** BEGIN Source material **

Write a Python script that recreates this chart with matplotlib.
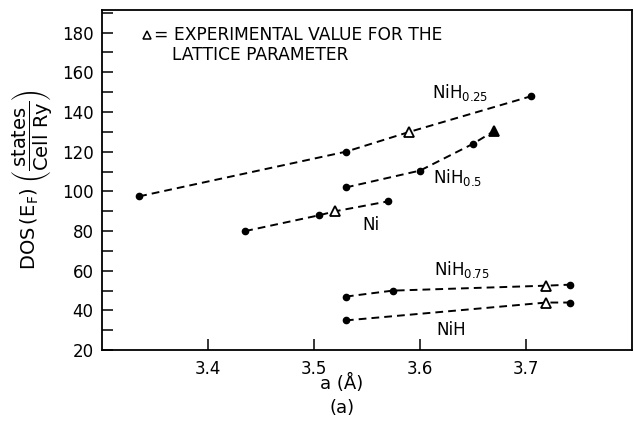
import matplotlib.pyplot as plt
from matplotlib.ticker import MultipleLocator

# computed DOS(E_F) vs lattice parameter, one series per hydrogen content
ni_a = [3.435, 3.505, 3.57]
ni_dos = [80, 88, 95]
ni_exp = (3.52, 90)

nih025_a = [3.335, 3.53, 3.705]
nih025_dos = [97.5, 120, 148]
nih025_exp = (3.59, 130)

nih05_a = [3.53, 3.60, 3.65]
nih05_dos = [102, 110.5, 124]
nih05_exp_filled = (3.67, 130.5)

nih075_a = [3.53, 3.574, 3.741]
nih075_dos = [47, 50, 53]
nih075_exp = (3.719, 52.5)

nih_a = [3.53, 3.741]
nih_dos = [35, 44]
nih_exp = (3.719, 44)

fig = plt.figure(figsize=(6.34, 4.26), dpi=100)
ax = fig.add_axes([0.161, 0.178, 0.836, 0.799])

dash = (0, (4, 2.6))
lw = 1.4


def series(xs, ys, tri=None, filled=False):
    # dashed curve through dots, triangle merged in by x order
    pts = list(zip(xs, ys))
    if tri is not None:
        pts.append(tri)
    pts.sort()
    ax.plot([p[0] for p in pts], [p[1] for p in pts], color='k',
            linestyle=dash, linewidth=lw)
    ax.plot(xs, ys, 'o', color='k', markersize=4.5)
    if tri is not None:
        ax.plot(tri[0], tri[1], '^', markersize=7.5, markeredgewidth=1.3,
                markeredgecolor='k', markerfacecolor='k' if filled else 'white')


series(nih025_a, nih025_dos, nih025_exp)
series(nih05_a, nih05_dos, nih05_exp_filled, filled=True)
series(ni_a, ni_dos, ni_exp)
series(nih075_a, nih075_dos, nih075_exp)
series(nih_a, nih_dos, nih_exp)

fs = 12
ax.text(3.611, 150, r'NiH$_{0.25}$', fontsize=fs, va='center')
ax.text(3.612, 107, r'NiH$_{0.5}$', fontsize=fs, va='center')
ax.text(3.546, 83, 'Ni', fontsize=fs, va='center')
ax.text(3.613, 60.5, r'NiH$_{0.75}$', fontsize=fs, va='center')
ax.text(3.615, 30, 'NiH', fontsize=fs, va='center')

ax.plot(3.342, 179, '^', markersize=6, markeredgewidth=1.1,
        markeredgecolor='k', markerfacecolor='white')
ax.text(3.349, 179, '= EXPERIMENTAL VALUE FOR THE', fontsize=12.3, va='center')
ax.text(3.366, 168.5, 'LATTICE PARAMETER', fontsize=12.3, va='center')

ax.set_xlim(3.3, 3.8)
ax.set_ylim(20, 191.5)
ax.set_xticks([3.4, 3.5, 3.6, 3.7])
ax.yaxis.set_major_locator(MultipleLocator(20))
ax.yaxis.set_minor_locator(MultipleLocator(10))
ax.set_yticks(range(20, 181, 20))
ax.tick_params(which='both', direction='in', labelsize=fs, width=1.1)
ax.tick_params(which='major', length=8, pad=6)
ax.tick_params(which='minor', length=8)
ax.tick_params(axis='x', pad=7)
for s in ax.spines.values():
    s.set_linewidth(1.3)

fig.text(342 / 634, 1 - 383 / 426, 'a (Å)', fontsize=fs + 1, ha='center', va='center')
fig.text(342 / 634, 1 - 408 / 426, '(a)', fontsize=fs + 1, ha='center', va='center')
ax.set_ylabel(r'DOS$\,(\mathrm{E_F})\;\left(\dfrac{\mathrm{states}}{\mathrm{Cell\ Ry}}\right)$',
              fontsize=14, labelpad=6)

fig.savefig('out.png', dpi=100)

** END Source material **

_Exercise aim_: Transcribe the material exactly, keeping every word and none of the pictures.

_Complete output_:
Write a Python script that recreates this chart with matplotlib.
import matplotlib.pyplot as plt
from matplotlib.ticker import MultipleLocator

# computed DOS(E_F) vs lattice parameter, one series per hydrogen content
ni_a = [3.435, 3.505, 3.57]
ni_dos = [80, 88, 95]
ni_exp = (3.52, 90)

nih025_a = [3.335, 3.53, 3.705]
nih025_dos = [97.5, 120, 148]
nih025_exp = (3.59, 130)

nih05_a = [3.53, 3.60, 3.65]
nih05_dos = [102, 110.5, 124]
nih05_exp_filled = (3.67, 130.5)

nih075_a = [3.53, 3.574, 3.741]
nih075_dos = [47, 50, 53]
nih075_exp = (3.719, 52.5)

nih_a = [3.53, 3.741]
nih_dos = [35, 44]
nih_exp = (3.719, 44)

fig = plt.figure(figsize=(6.34, 4.26), dpi=100)
ax = fig.add_axes([0.161, 0.178, 0.836, 0.799])

dash = (0, (4, 2.6))
lw = 1.4


def series(xs, ys, tri=None, filled=False):
    # dashed curve through dots, triangle merged in by x order
    pts = list(zip(xs, ys))
    if tri is not None:
        pts.append(tri)
    pts.sort()
    ax.plot([p[0] for p in pts], [p[1] for p in pts], color='k',
            linestyle=dash, linewidth=lw)
    ax.plot(xs, ys, 'o', color='k', markersize=4.5)
    if tri is not None:
        ax.plot(tri[0], tri[1], '^', markersize=7.5, markeredgewidth=1.3,
                markeredgecolor='k', markerfacecolor='k' if filled else 'white')


series(nih025_a, nih025_dos, nih025_exp)
series(nih05_a, nih05_dos, nih05_exp_filled, filled=True)
series(ni_a, ni_dos, ni_exp)
series(nih075_a, nih075_dos, nih075_exp)
series(nih_a, nih_dos, nih_exp)

fs = 12
ax.text(3.611, 150, r'NiH$_{0.25}$', fontsize=fs, va='center')
ax.text(3.612, 107, r'NiH$_{0.5}$', fontsize=fs, va='center')
ax.text(3.546, 83, 'Ni', fontsize=fs, va='center')
ax.text(3.613, 60.5, r'NiH$_{0.75}$', fontsize=fs, va='center')
ax.text(3.615, 30, 'NiH', fontsize=fs, va='center')

ax.plot(3.342, 179, '^', markersize=6, markeredgewidth=1.1,
        markeredgecolor='k', markerfacecolor='white')
ax.text(3.349, 179, '= EXPERIMENTAL VALUE FOR THE', fontsize=12.3, va='center')
ax.text(3.366, 168.5, 'LATTICE PARAMETER', fontsize=12.3, va='center')

ax.set_xlim(3.3, 3.8)
ax.set_ylim(20, 191.5)
ax.set_xticks([3.4, 3.5, 3.6, 3.7])
ax.yaxis.set_major_locator(MultipleLocator(20))
ax.yaxis.set_minor_locator(MultipleLocator(10))
ax.set_yticks(range(20, 181, 20))
ax.tick_params(which='both', direction='in', labelsize=fs, width=1.1)
ax.tick_params(which='major', length=8, pad=6)
ax.tick_params(which='minor', length=8)
ax.tick_params(axis='x', pad=7)
for s in ax.spines.values():
    s.set_linewidth(1.3)

fig.text(342 / 634, 1 - 383 / 426, 'a (Å)', fontsize=fs + 1, ha='center', va='center')
fig.text(342 / 634, 1 - 408 / 426, '(a)', fontsize=fs + 1, ha='center', va='center')
ax.set_ylabel(r'DOS$\,(\mathrm{E_F})\;\left(\dfrac{\mathrm{states}}{\mathrm{Cell\ Ry}}\right)$',
              fontsize=14, labelpad=6)

fig.savefig('out.png', dpi=100)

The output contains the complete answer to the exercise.